Aim of the exercise —
Omit all images. Transcribe the rest of the material below exactly.

Data excerpt —
────────
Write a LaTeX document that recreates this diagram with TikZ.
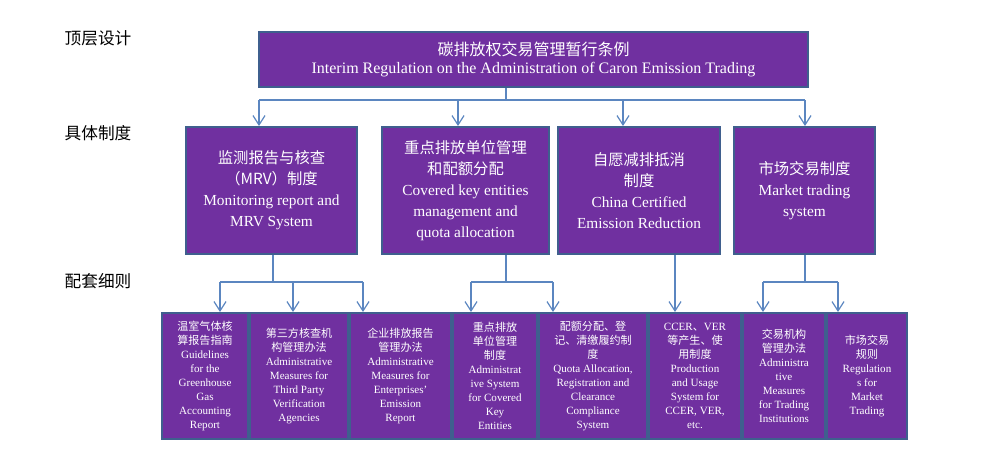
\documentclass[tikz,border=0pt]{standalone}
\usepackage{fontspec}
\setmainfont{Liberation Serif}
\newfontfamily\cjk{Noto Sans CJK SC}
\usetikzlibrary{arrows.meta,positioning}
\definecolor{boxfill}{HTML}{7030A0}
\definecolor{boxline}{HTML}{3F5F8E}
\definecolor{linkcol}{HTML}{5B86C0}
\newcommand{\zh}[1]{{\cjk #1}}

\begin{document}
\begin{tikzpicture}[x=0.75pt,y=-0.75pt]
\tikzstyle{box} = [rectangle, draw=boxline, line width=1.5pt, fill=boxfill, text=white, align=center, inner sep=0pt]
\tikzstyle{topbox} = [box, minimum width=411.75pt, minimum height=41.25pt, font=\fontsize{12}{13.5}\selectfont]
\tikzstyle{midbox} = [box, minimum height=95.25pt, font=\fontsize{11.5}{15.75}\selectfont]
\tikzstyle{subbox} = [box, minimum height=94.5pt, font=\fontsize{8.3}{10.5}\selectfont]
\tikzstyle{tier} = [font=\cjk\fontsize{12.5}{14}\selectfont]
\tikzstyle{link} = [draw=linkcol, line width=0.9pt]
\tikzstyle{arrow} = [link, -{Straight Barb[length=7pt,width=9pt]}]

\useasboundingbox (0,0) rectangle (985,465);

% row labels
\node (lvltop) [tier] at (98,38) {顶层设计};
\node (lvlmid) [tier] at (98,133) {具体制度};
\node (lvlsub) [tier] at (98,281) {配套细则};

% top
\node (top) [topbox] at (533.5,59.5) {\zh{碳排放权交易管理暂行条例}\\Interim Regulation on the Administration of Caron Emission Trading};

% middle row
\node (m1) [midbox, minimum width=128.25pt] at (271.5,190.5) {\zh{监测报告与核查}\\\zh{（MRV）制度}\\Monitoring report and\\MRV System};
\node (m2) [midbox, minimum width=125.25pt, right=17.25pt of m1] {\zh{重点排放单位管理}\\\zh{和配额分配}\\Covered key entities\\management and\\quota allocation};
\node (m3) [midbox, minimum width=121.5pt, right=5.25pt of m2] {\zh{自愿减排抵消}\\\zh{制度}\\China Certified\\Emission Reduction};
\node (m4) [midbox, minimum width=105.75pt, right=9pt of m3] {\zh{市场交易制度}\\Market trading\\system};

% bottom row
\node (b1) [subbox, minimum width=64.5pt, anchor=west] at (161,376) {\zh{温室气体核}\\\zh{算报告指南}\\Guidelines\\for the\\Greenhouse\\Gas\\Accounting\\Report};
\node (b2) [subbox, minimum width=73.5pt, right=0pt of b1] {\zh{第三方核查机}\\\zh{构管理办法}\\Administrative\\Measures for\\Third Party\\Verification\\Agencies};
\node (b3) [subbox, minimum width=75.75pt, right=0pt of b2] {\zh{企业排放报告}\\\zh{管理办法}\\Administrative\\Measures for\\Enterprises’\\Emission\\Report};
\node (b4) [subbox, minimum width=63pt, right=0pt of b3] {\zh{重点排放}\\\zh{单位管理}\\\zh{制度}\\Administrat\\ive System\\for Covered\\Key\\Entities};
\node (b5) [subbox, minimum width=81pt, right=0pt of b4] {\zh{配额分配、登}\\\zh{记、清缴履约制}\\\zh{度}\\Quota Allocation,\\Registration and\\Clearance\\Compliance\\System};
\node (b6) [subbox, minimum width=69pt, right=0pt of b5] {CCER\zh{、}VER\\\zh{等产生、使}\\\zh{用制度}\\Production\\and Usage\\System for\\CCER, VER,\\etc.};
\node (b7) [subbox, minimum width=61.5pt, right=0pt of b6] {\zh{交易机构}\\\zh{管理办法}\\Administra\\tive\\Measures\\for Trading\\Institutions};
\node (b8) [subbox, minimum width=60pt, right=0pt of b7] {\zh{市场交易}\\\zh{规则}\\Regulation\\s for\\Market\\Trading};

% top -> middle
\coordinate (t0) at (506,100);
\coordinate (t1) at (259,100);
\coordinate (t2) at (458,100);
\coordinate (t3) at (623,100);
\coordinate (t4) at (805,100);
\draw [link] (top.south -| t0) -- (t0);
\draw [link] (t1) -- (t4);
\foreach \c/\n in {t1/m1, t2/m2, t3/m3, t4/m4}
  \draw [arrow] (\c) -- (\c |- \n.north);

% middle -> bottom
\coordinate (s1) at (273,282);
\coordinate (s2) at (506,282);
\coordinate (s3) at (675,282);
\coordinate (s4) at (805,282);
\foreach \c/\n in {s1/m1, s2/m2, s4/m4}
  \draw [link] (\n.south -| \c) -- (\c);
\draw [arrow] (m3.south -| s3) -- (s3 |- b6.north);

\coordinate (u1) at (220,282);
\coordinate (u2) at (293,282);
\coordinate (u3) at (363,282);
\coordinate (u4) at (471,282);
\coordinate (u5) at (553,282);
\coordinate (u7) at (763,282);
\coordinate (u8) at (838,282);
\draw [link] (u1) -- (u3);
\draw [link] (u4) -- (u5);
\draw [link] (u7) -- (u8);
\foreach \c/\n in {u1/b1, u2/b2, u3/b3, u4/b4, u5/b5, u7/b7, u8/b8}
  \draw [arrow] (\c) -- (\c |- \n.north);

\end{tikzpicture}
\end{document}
────────
Correct answer —
Write a LaTeX document that recreates this diagram with TikZ.
\documentclass[tikz,border=0pt]{standalone}
\usepackage{fontspec}
\setmainfont{Liberation Serif}
\newfontfamily\cjk{Noto Sans CJK SC}
\usetikzlibrary{arrows.meta,positioning}
\definecolor{boxfill}{HTML}{7030A0}
\definecolor{boxline}{HTML}{3F5F8E}
\definecolor{linkcol}{HTML}{5B86C0}
\newcommand{\zh}[1]{{\cjk #1}}

\begin{document}
\begin{tikzpicture}[x=0.75pt,y=-0.75pt]
\tikzstyle{box} = [rectangle, draw=boxline, line width=1.5pt, fill=boxfill, text=white, align=center, inner sep=0pt]
\tikzstyle{topbox} = [box, minimum width=411.75pt, minimum height=41.25pt, font=\fontsize{12}{13.5}\selectfont]
\tikzstyle{midbox} = [box, minimum height=95.25pt, font=\fontsize{11.5}{15.75}\selectfont]
\tikzstyle{subbox} = [box, minimum height=94.5pt, font=\fontsize{8.3}{10.5}\selectfont]
\tikzstyle{tier} = [font=\cjk\fontsize{12.5}{14}\selectfont]
\tikzstyle{link} = [draw=linkcol, line width=0.9pt]
\tikzstyle{arrow} = [link, -{Straight Barb[length=7pt,width=9pt]}]

\useasboundingbox (0,0) rectangle (985,465);

% row labels
\node (lvltop) [tier] at (98,38) {顶层设计};
\node (lvlmid) [tier] at (98,133) {具体制度};
\node (lvlsub) [tier] at (98,281) {配套细则};

% top
\node (top) [topbox] at (533.5,59.5) {\zh{碳排放权交易管理暂行条例}\\Interim Regulation on the Administration of Caron Emission Trading};

% middle row
\node (m1) [midbox, minimum width=128.25pt] at (271.5,190.5) {\zh{监测报告与核查}\\\zh{（MRV）制度}\\Monitoring report and\\MRV System};
\node (m2) [midbox, minimum width=125.25pt, right=17.25pt of m1] {\zh{重点排放单位管理}\\\zh{和配额分配}\\Covered key entities\\management and\\quota allocation};
\node (m3) [midbox, minimum width=121.5pt, right=5.25pt of m2] {\zh{自愿减排抵消}\\\zh{制度}\\China Certified\\Emission Reduction};
\node (m4) [midbox, minimum width=105.75pt, right=9pt of m3] {\zh{市场交易制度}\\Market trading\\system};

% bottom row
\node (b1) [subbox, minimum width=64.5pt, anchor=west] at (161,376) {\zh{温室气体核}\\\zh{算报告指南}\\Guidelines\\for the\\Greenhouse\\Gas\\Accounting\\Report};
\node (b2) [subbox, minimum width=73.5pt, right=0pt of b1] {\zh{第三方核查机}\\\zh{构管理办法}\\Administrative\\Measures for\\Third Party\\Verification\\Agencies};
\node (b3) [subbox, minimum width=75.75pt, right=0pt of b2] {\zh{企业排放报告}\\\zh{管理办法}\\Administrative\\Measures for\\Enterprises’\\Emission\\Report};
\node (b4) [subbox, minimum width=63pt, right=0pt of b3] {\zh{重点排放}\\\zh{单位管理}\\\zh{制度}\\Administrat\\ive System\\for Covered\\Key\\Entities};
\node (b5) [subbox, minimum width=81pt, right=0pt of b4] {\zh{配额分配、登}\\\zh{记、清缴履约制}\\\zh{度}\\Quota Allocation,\\Registration and\\Clearance\\Compliance\\System};
\node (b6) [subbox, minimum width=69pt, right=0pt of b5] {CCER\zh{、}VER\\\zh{等产生、使}\\\zh{用制度}\\Production\\and Usage\\System for\\CCER, VER,\\etc.};
\node (b7) [subbox, minimum width=61.5pt, right=0pt of b6] {\zh{交易机构}\\\zh{管理办法}\\Administra\\tive\\Measures\\for Trading\\Institutions};
\node (b8) [subbox, minimum width=60pt, right=0pt of b7] {\zh{市场交易}\\\zh{规则}\\Regulation\\s for\\Market\\Trading};

% top -> middle
\coordinate (t0) at (506,100);
\coordinate (t1) at (259,100);
\coordinate (t2) at (458,100);
\coordinate (t3) at (623,100);
\coordinate (t4) at (805,100);
\draw [link] (top.south -| t0) -- (t0);
\draw [link] (t1) -- (t4);
\foreach \c/\n in {t1/m1, t2/m2, t3/m3, t4/m4}
  \draw [arrow] (\c) -- (\c |- \n.north);

% middle -> bottom
\coordinate (s1) at (273,282);
\coordinate (s2) at (506,282);
\coordinate (s3) at (675,282);
\coordinate (s4) at (805,282);
\foreach \c/\n in {s1/m1, s2/m2, s4/m4}
  \draw [link] (\n.south -| \c) -- (\c);
\draw [arrow] (m3.south -| s3) -- (s3 |- b6.north);

\coordinate (u1) at (220,282);
\coordinate (u2) at (293,282);
\coordinate (u3) at (363,282);
\coordinate (u4) at (471,282);
\coordinate (u5) at (553,282);
\coordinate (u7) at (763,282);
\coordinate (u8) at (838,282);
\draw [link] (u1) -- (u3);
\draw [link] (u4) -- (u5);
\draw [link] (u7) -- (u8);
\foreach \c/\n in {u1/b1, u2/b2, u3/b3, u4/b4, u5/b5, u7/b7, u8/b8}
  \draw [arrow] (\c) -- (\c |- \n.north);

\end{tikzpicture}
\end{document}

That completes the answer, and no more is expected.